Difference between Static Friction and Dynamic Friction
Static Friction  Dynamic Friction 
Static Friction is defined as the frictional force which acts between the two surfaces when they are in the rest position with respect to each other.  Dynamic Friction is defined as the friction which is created between any two surfaces when they are in a moving position. 
Common examples are a Lamp resting on the table and While rubbing hands, static friction is produced  Common examples are Wheels of the moving vehicles, Rolling of objects on the ground, and Skating. 
Mathematically, the static friction is defined as: F_{s} = μ_{s}η where,
 Mathematically, the kinetic friction is defined as: F_{k }= μ_{k}η where,

The magnitude is greater than dynamic friction because it has a greater value of the coefficient.  The magnitude is less than static friction because it has a lesser value of the coefficient. 

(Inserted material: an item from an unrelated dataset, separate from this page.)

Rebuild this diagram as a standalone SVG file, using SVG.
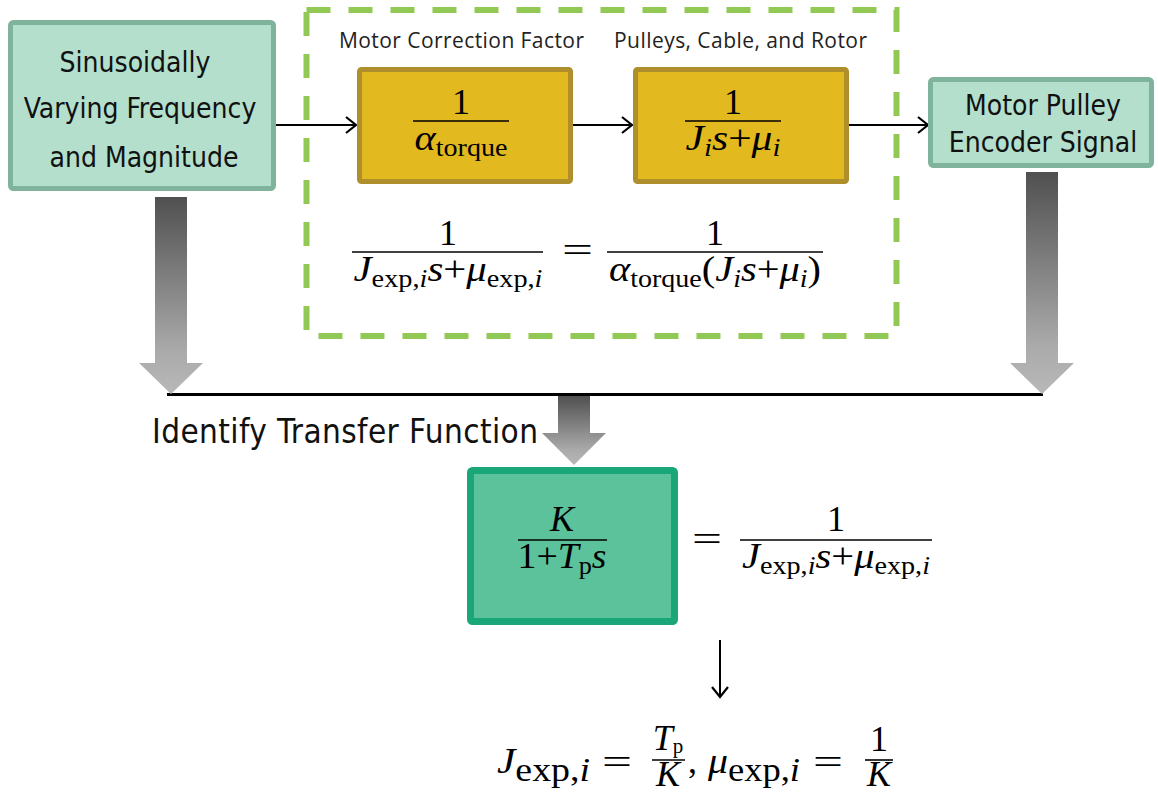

It has maximum magnitude as long as the applied force does not exceed its maximum and the surfaces will not move.  It has constant magnitude regardless of the speed at which the two objects are moving 
It depends on the magnitude of the applied force.  It is independent of the magnitude of the applied force. 
The coefficient of static friction depends on the nature of materials that are in contact.  The coefficient of dynamic friction depends on the nature of the material and the temperature of the material. 

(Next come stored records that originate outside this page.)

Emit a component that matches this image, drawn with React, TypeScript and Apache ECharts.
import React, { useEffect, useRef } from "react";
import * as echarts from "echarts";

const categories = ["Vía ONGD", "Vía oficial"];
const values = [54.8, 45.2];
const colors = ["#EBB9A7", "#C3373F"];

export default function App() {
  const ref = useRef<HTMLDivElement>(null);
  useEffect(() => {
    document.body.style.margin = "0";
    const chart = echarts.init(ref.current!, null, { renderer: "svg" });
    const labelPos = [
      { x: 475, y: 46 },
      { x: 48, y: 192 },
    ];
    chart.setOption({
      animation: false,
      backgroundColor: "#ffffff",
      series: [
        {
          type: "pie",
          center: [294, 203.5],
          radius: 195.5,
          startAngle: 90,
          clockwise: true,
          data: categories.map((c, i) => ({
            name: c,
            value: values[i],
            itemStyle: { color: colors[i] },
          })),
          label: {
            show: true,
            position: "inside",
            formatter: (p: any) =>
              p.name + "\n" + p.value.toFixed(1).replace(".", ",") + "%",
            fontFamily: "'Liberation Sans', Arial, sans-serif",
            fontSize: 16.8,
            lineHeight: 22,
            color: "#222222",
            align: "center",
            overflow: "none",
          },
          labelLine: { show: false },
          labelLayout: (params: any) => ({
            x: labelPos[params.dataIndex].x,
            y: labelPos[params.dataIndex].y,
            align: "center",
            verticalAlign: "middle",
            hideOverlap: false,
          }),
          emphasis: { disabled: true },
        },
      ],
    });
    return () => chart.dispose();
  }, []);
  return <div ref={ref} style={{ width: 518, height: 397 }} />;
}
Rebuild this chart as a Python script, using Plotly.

Value of Static Friction can be zero.  Value of Kinetic Friction can never be zero. 
Sample Questions
Question 1: A man is moving a box with a mass of 20 kgs. Find out the frictional force if it has a coefficient of friction of 0.4.
Answer:
Given that,
mass of the box m = 20 kg.
coefficient of friction μ = 0.4
Formula of friction
F = μη
η = mg = 20 × 9.8 = 196N
F = 0.4 × 196 = 78.5 N
Therefore, the frictional force required is 78.5 N.

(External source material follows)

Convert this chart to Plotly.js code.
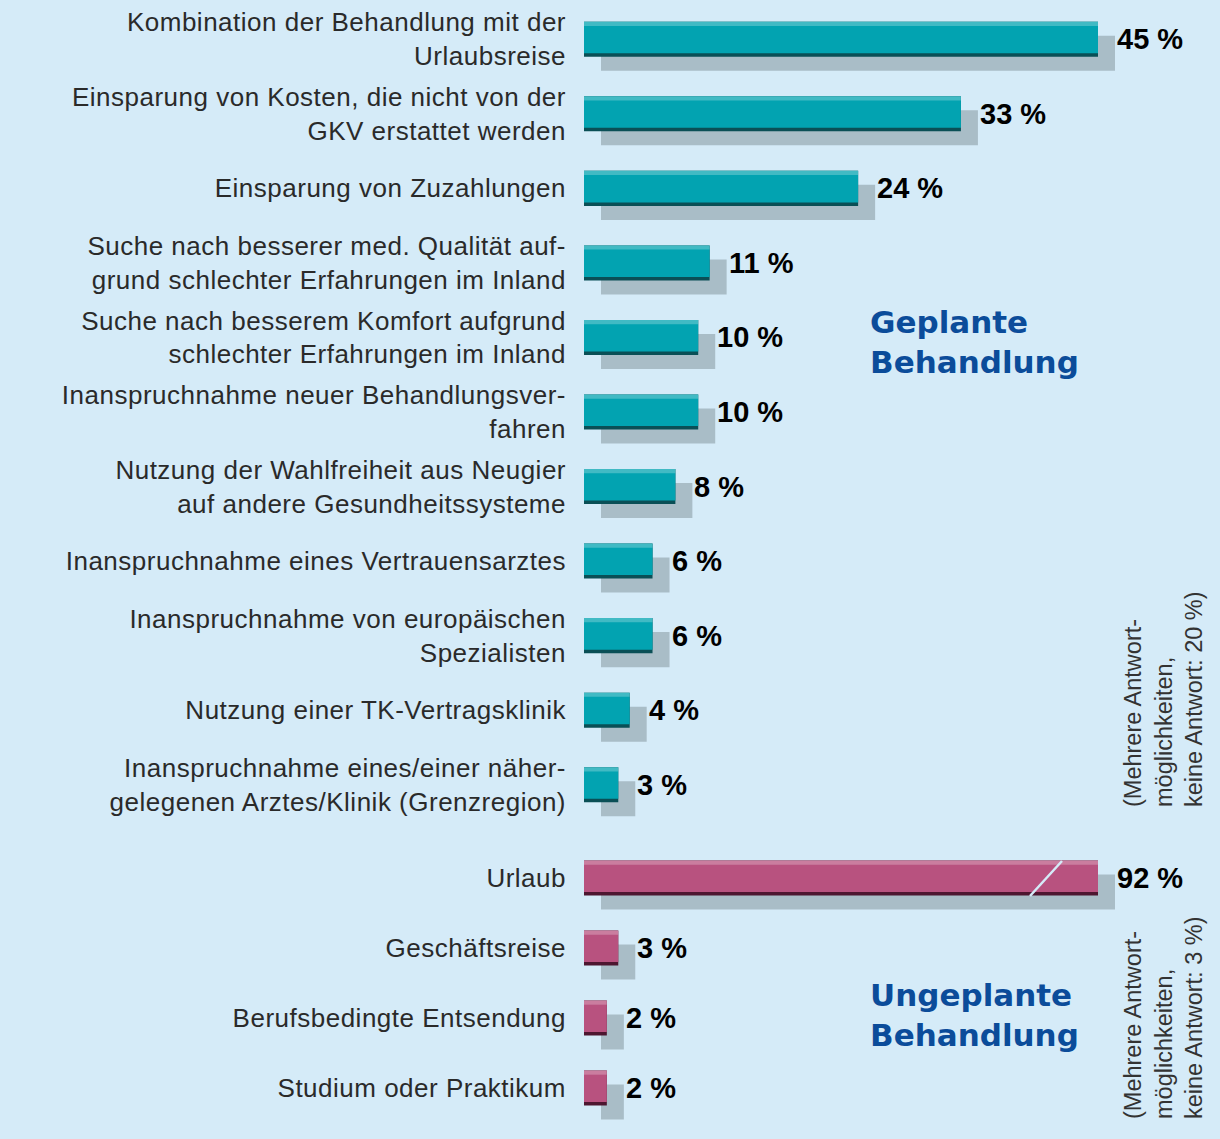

Question 2: A normal force of 600N is exerted on a table of 12kg on the floor. It has a coefficient of friction of 0.6. Find the static friction exerted on it.
Answer:
Given that,
mass of the table m = 12kgs
Normal force η = 600N
coefficient of static friction μ_{s} = 0.6
Formula of Static Friction F_{s} = μ_{s}η
F_{s} = 0.6 × 600 = 360N.
Therefore, the static frictional force required is 360 N.
Question 3: A boy is playing with you who has a mass of 2 kgs and is at rest on the floor. If it has the force of 80 N of static frictional force. Find its coefficient of friction?
Answer:
Given
mass of toy m = 2 kgs
Static force F_{s} = 80 N
Formula F_{s} = μ_{s}η
normal force η = mg = 2 × 9.8
η = 19.6N
F_{s}= μ_{s}η
80 = μ_{s} × 19.6
μ_{s} = 80/19.6
μ_{s }= 4.08
Therefore, the coefficient of static friction required is 4.08.
Question 4: A girl is playing with a football and then she kicked it with 250 N. calculate the kinetic friction if it has a coefficient of kinetic friction of 0.4.
Answer:
Given
The normal force η= 250 N
coefficient of kinetic friction μ_{k} = 0.4
Formula F_{k }= μ_{k}η
F_{k}= 0.4 × 250
= 100N
Therefore, the Kinetic frictional force required is 100 N.
Question 5: A train is moving with a uniform speed with the force of 500 N. If the kinetic friction is applied on the train is 1000 N. Calculate the coefficient of kinetic friction?
Answer:
Given
normal force η = 500N
Kinetic force F_{k} = 100 N
Formula F_{k} = μ_{k}η
1000 = μ_{k} × 500
μ_{k }= 1000/500
μ_{k }= 2.
Therefore, the coefficient of kinetic friction required is 2.
Question 6: An object of mass 2 kgs is moving on a table. If kinetic friction is applied to the object is 120N and it has a coefficient of friction of 0.6. Calculate the normal force applied to it.
Answer:
Given
The mass of object m = 2 kgs
Kinetic friction F_{k} = 120 N
coefficient of kinetic friction μ_{k} = 0.6
Formula F_{k}= μ_{k}η
120 = 0.6 × η
η = 120/0.6
= 20 N
Therefore, the normal force applied on the object is 20 N.